### What you need to do
Pictures excluded, return the lines below from the first through the line holding "ax.plot(tx, trend_values, color='black', lw=1.6, zorder=4)".

>> Start Given data

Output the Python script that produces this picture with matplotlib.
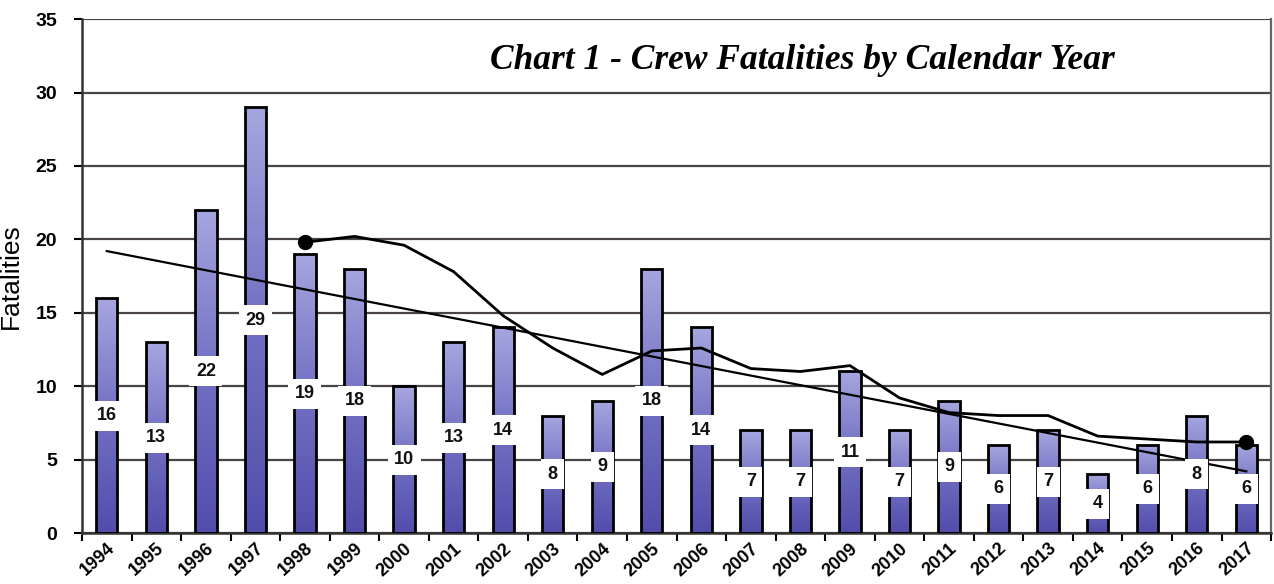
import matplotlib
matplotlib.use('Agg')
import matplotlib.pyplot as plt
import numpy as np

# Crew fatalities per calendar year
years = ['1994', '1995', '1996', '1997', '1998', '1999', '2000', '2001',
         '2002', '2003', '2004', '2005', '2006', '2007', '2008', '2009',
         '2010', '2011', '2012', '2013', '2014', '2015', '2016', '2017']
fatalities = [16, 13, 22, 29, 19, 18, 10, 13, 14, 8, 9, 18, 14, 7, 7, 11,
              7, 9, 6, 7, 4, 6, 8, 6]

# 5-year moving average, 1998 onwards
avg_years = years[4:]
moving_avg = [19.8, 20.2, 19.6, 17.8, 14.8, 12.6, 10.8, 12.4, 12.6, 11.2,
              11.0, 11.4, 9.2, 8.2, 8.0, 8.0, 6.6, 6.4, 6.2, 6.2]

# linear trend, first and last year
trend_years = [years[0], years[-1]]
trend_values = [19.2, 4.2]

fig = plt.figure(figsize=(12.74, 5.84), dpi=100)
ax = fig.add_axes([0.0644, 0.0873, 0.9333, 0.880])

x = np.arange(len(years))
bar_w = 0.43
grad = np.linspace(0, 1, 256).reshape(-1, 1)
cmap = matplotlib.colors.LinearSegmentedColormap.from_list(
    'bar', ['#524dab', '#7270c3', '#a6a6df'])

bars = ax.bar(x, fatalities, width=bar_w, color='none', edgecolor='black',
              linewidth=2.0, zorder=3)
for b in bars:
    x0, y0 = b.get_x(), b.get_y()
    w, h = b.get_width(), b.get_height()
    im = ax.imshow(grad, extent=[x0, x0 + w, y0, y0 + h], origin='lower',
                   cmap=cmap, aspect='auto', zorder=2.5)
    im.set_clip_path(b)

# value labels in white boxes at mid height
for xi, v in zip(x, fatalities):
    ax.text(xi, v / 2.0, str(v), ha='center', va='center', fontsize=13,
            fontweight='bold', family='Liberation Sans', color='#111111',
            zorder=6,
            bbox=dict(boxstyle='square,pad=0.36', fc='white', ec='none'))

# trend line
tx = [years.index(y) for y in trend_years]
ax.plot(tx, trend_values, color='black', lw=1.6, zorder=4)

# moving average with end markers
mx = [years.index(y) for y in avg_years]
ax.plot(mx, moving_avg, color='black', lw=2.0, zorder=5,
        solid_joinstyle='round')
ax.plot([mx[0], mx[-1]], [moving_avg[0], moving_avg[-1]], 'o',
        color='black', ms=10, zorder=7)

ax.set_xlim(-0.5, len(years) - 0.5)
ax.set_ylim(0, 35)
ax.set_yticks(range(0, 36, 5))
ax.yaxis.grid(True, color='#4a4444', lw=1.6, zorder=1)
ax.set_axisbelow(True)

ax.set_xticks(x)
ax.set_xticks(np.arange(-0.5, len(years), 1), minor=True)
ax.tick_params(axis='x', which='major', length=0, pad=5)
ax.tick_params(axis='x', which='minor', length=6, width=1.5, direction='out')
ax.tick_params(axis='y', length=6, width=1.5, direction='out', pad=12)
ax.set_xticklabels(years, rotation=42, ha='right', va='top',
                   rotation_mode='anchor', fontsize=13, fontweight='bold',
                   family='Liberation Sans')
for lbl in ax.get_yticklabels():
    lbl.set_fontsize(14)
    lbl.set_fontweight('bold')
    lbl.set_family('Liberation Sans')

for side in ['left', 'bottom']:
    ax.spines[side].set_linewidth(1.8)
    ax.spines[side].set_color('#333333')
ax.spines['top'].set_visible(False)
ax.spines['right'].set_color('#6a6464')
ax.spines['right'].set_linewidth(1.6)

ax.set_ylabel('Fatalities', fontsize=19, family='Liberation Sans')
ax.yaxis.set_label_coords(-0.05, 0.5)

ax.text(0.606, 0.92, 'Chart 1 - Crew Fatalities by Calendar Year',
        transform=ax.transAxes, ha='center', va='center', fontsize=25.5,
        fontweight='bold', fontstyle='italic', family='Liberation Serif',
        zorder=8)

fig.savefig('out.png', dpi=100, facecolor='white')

>> End Given data

### Answer for the task
Output the Python script that produces this picture with matplotlib.
import matplotlib
matplotlib.use('Agg')
import matplotlib.pyplot as plt
import numpy as np

# Crew fatalities per calendar year
years = ['1994', '1995', '1996', '1997', '1998', '1999', '2000', '2001',
         '2002', '2003', '2004', '2005', '2006', '2007', '2008', '2009',
         '2010', '2011', '2012', '2013', '2014', '2015', '2016', '2017']
fatalities = [16, 13, 22, 29, 19, 18, 10, 13, 14, 8, 9, 18, 14, 7, 7, 11,
              7, 9, 6, 7, 4, 6, 8, 6]

# 5-year moving average, 1998 onwards
avg_years = years[4:]
moving_avg = [19.8, 20.2, 19.6, 17.8, 14.8, 12.6, 10.8, 12.4, 12.6, 11.2,
              11.0, 11.4, 9.2, 8.2, 8.0, 8.0, 6.6, 6.4, 6.2, 6.2]

# linear trend, first and last year
trend_years = [years[0], years[-1]]
trend_values = [19.2, 4.2]

fig = plt.figure(figsize=(12.74, 5.84), dpi=100)
ax = fig.add_axes([0.0644, 0.0873, 0.9333, 0.880])

x = np.arange(len(years))
bar_w = 0.43
grad = np.linspace(0, 1, 256).reshape(-1, 1)
cmap = matplotlib.colors.LinearSegmentedColormap.from_list(
    'bar', ['#524dab', '#7270c3', '#a6a6df'])

bars = ax.bar(x, fatalities, width=bar_w, color='none', edgecolor='black',
              linewidth=2.0, zorder=3)
for b in bars:
    x0, y0 = b.get_x(), b.get_y()
    w, h = b.get_width(), b.get_height()
    im = ax.imshow(grad, extent=[x0, x0 + w, y0, y0 + h], origin='lower',
                   cmap=cmap, aspect='auto', zorder=2.5)
    im.set_clip_path(b)

# value labels in white boxes at mid height
for xi, v in zip(x, fatalities):
    ax.text(xi, v / 2.0, str(v), ha='center', va='center', fontsize=13,
            fontweight='bold', family='Liberation Sans', color='#111111',
            zorder=6,
            bbox=dict(boxstyle='square,pad=0.36', fc='white', ec='none'))

# trend line
tx = [years.index(y) for y in trend_years]
ax.plot(tx, trend_values, color='black', lw=1.6, zorder=4)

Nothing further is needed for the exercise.